Problem to solve:
Word for word, print each line of the listing below; pictures stay out.

Data extract:

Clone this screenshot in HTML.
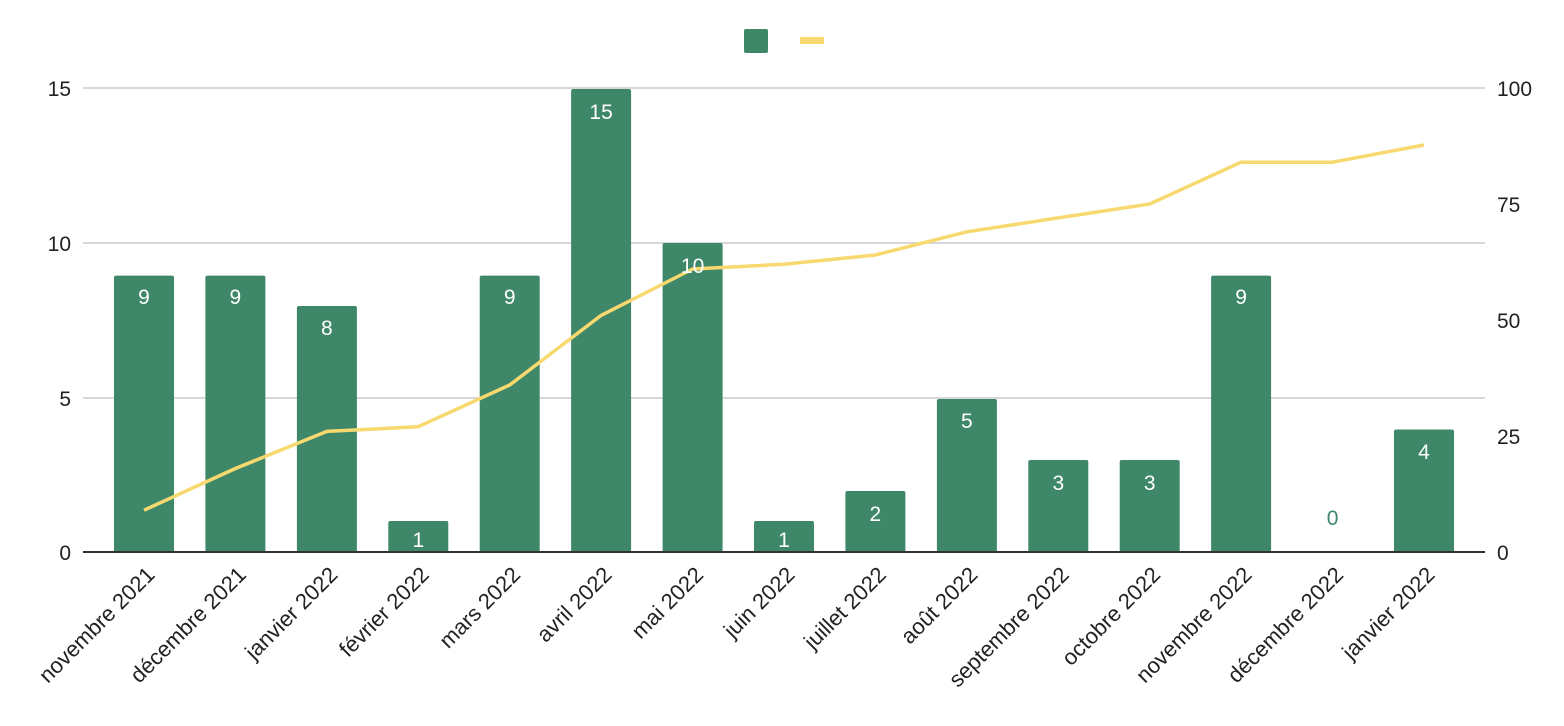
<!DOCTYPE html>
<html><head><meta charset="utf-8"><style>body{margin:0;background:#fff}svg{display:block}text{font-family:"Liberation Sans",sans-serif}</style></head>
<body>
<svg width="1564" height="726" xmlns="http://www.w3.org/2000/svg">
<rect x="744" y="29" width="24" height="24" rx="2" fill="#3e8869"/>
<rect x="800" y="37" width="24" height="7" fill="#f7d96f"/>
<g stroke="#cccccc" stroke-width="1.5">
<line x1="83" y1="88" x2="1485" y2="88"/><line x1="83" y1="243" x2="1485" y2="243"/><line x1="83" y1="398" x2="1485" y2="398"/>
</g>
<g font-size="21" fill="#222" text-anchor="end">
<text x="71" y="96">15</text><text x="71" y="251">10</text><text x="71" y="406">5</text><text x="71" y="560">0</text>
</g>
<g font-size="21" fill="#222" text-anchor="start">
<text x="1497" y="96">100</text><text x="1497" y="212">75</text><text x="1497" y="328">50</text><text x="1497" y="444">25</text><text x="1497" y="560">0</text>
</g>
<g fill="#3e8869">
<rect x="114" y="275.6" width="60" height="276.4" rx="2"/>
<rect x="205.4" y="275.6" width="60" height="276.4" rx="2"/>
<rect x="296.9" y="306" width="60" height="246" rx="2"/>
<rect x="388.3" y="521" width="60" height="31" rx="2"/>
<rect x="479.7" y="275.6" width="60" height="276.4" rx="2"/>
<rect x="571.1" y="89" width="60" height="463" rx="2"/>
<rect x="662.6" y="243" width="60" height="309" rx="2"/>
<rect x="754" y="521" width="60" height="31" rx="2"/>
<rect x="845.4" y="491" width="60" height="61" rx="2"/>
<rect x="936.9" y="399" width="60" height="153" rx="2"/>
<rect x="1028.3" y="460" width="60" height="92" rx="2"/>
<rect x="1119.7" y="460" width="60" height="92" rx="2"/>
<rect x="1211.1" y="275.6" width="60" height="276.4" rx="2"/>
<rect x="1394" y="429.5" width="60" height="122.5" rx="2"/>
</g>
<line x1="83" y1="552" x2="1485" y2="552" stroke="#333" stroke-width="2"/>
<polyline fill="none" stroke="#f7d96f" stroke-width="3.5" stroke-linejoin="round" points="144,510.2 235.4,468.5 326.9,431.4 418.3,426.7 509.7,385 601.1,315.4 692.6,269 784,264.3 875.4,255 966.9,231.8 1058.3,217.9 1149.7,204 1241.1,162.2 1332.6,162.2 1424,145"/>
<g font-size="21" fill="#fff" text-anchor="middle">
<text x="144" y="304">9</text><text x="235.4" y="304">9</text><text x="326.9" y="335">8</text><text x="418.3" y="547">1</text>
<text x="509.7" y="304">9</text><text x="601.1" y="119">15</text><text x="692.6" y="273">10</text><text x="784" y="547">1</text>
<text x="875.4" y="521">2</text><text x="966.9" y="428">5</text><text x="1058.3" y="490">3</text><text x="1149.7" y="490">3</text>
<text x="1241.1" y="304">9</text><text x="1332.6" y="525" fill="#3e8869">0</text><text x="1424" y="459">4</text>
</g>
<g font-size="22" fill="#222" text-anchor="end">
<text transform="translate(156,576) rotate(-45)">novembre 2021</text>
<text transform="translate(247.4,576) rotate(-45)">décembre 2021</text>
<text transform="translate(338.9,576) rotate(-45)">janvier 2022</text>
<text transform="translate(430.3,576) rotate(-45)">février 2022</text>
<text transform="translate(521.7,576) rotate(-45)">mars 2022</text>
<text transform="translate(613.1,576) rotate(-45)">avril 2022</text>
<text transform="translate(704.6,576) rotate(-45)">mai 2022</text>
<text transform="translate(796,576) rotate(-45)">juin 2022</text>
<text transform="translate(887.4,576) rotate(-45)">juillet 2022</text>
<text transform="translate(978.9,576) rotate(-45)">août 2022</text>
<text transform="translate(1070.3,576) rotate(-45)">septembre 2022</text>
<text transform="translate(1161.7,576) rotate(-45)">octobre 2022</text>
<text transform="translate(1253.1,576) rotate(-45)">novembre 2022</text>
<text transform="translate(1344.6,576) rotate(-45)">décembre 2022</text>
<text transform="translate(1436,576) rotate(-45)">janvier 2022</text>
</g>
</svg>
</body></html>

Complete answer:
Clone this screenshot in HTML.
<!DOCTYPE html>
<html><head><meta charset="utf-8"><style>body{margin:0;background:#fff}svg{display:block}text{font-family:"Liberation Sans",sans-serif}</style></head>
<body>
<svg width="1564" height="726" xmlns="http://www.w3.org/2000/svg">
<rect x="744" y="29" width="24" height="24" rx="2" fill="#3e8869"/>
<rect x="800" y="37" width="24" height="7" fill="#f7d96f"/>
<g stroke="#cccccc" stroke-width="1.5">
<line x1="83" y1="88" x2="1485" y2="88"/><line x1="83" y1="243" x2="1485" y2="243"/><line x1="83" y1="398" x2="1485" y2="398"/>
</g>
<g font-size="21" fill="#222" text-anchor="end">
<text x="71" y="96">15</text><text x="71" y="251">10</text><text x="71" y="406">5</text><text x="71" y="560">0</text>
</g>
<g font-size="21" fill="#222" text-anchor="start">
<text x="1497" y="96">100</text><text x="1497" y="212">75</text><text x="1497" y="328">50</text><text x="1497" y="444">25</text><text x="1497" y="560">0</text>
</g>
<g fill="#3e8869">
<rect x="114" y="275.6" width="60" height="276.4" rx="2"/>
<rect x="205.4" y="275.6" width="60" height="276.4" rx="2"/>
<rect x="296.9" y="306" width="60" height="246" rx="2"/>
<rect x="388.3" y="521" width="60" height="31" rx="2"/>
<rect x="479.7" y="275.6" width="60" height="276.4" rx="2"/>
<rect x="571.1" y="89" width="60" height="463" rx="2"/>
<rect x="662.6" y="243" width="60" height="309" rx="2"/>
<rect x="754" y="521" width="60" height="31" rx="2"/>
<rect x="845.4" y="491" width="60" height="61" rx="2"/>
<rect x="936.9" y="399" width="60" height="153" rx="2"/>
<rect x="1028.3" y="460" width="60" height="92" rx="2"/>
<rect x="1119.7" y="460" width="60" height="92" rx="2"/>
<rect x="1211.1" y="275.6" width="60" height="276.4" rx="2"/>
<rect x="1394" y="429.5" width="60" height="122.5" rx="2"/>
</g>
<line x1="83" y1="552" x2="1485" y2="552" stroke="#333" stroke-width="2"/>
<polyline fill="none" stroke="#f7d96f" stroke-width="3.5" stroke-linejoin="round" points="144,510.2 235.4,468.5 326.9,431.4 418.3,426.7 509.7,385 601.1,315.4 692.6,269 784,264.3 875.4,255 966.9,231.8 1058.3,217.9 1149.7,204 1241.1,162.2 1332.6,162.2 1424,145"/>
<g font-size="21" fill="#fff" text-anchor="middle">
<text x="144" y="304">9</text><text x="235.4" y="304">9</text><text x="326.9" y="335">8</text><text x="418.3" y="547">1</text>
<text x="509.7" y="304">9</text><text x="601.1" y="119">15</text><text x="692.6" y="273">10</text><text x="784" y="547">1</text>
<text x="875.4" y="521">2</text><text x="966.9" y="428">5</text><text x="1058.3" y="490">3</text><text x="1149.7" y="490">3</text>
<text x="1241.1" y="304">9</text><text x="1332.6" y="525" fill="#3e8869">0</text><text x="1424" y="459">4</text>
</g>
<g font-size="22" fill="#222" text-anchor="end">
<text transform="translate(156,576) rotate(-45)">novembre 2021</text>
<text transform="translate(247.4,576) rotate(-45)">décembre 2021</text>
<text transform="translate(338.9,576) rotate(-45)">janvier 2022</text>
<text transform="translate(430.3,576) rotate(-45)">février 2022</text>
<text transform="translate(521.7,576) rotate(-45)">mars 2022</text>
<text transform="translate(613.1,576) rotate(-45)">avril 2022</text>
<text transform="translate(704.6,576) rotate(-45)">mai 2022</text>
<text transform="translate(796,576) rotate(-45)">juin 2022</text>
<text transform="translate(887.4,576) rotate(-45)">juillet 2022</text>
<text transform="translate(978.9,576) rotate(-45)">août 2022</text>
<text transform="translate(1070.3,576) rotate(-45)">septembre 2022</text>
<text transform="translate(1161.7,576) rotate(-45)">octobre 2022</text>
<text transform="translate(1253.1,576) rotate(-45)">novembre 2022</text>
<text transform="translate(1344.6,576) rotate(-45)">décembre 2022</text>
<text transform="translate(1436,576) rotate(-45)">janvier 2022</text>
</g>
</svg>
</body></html>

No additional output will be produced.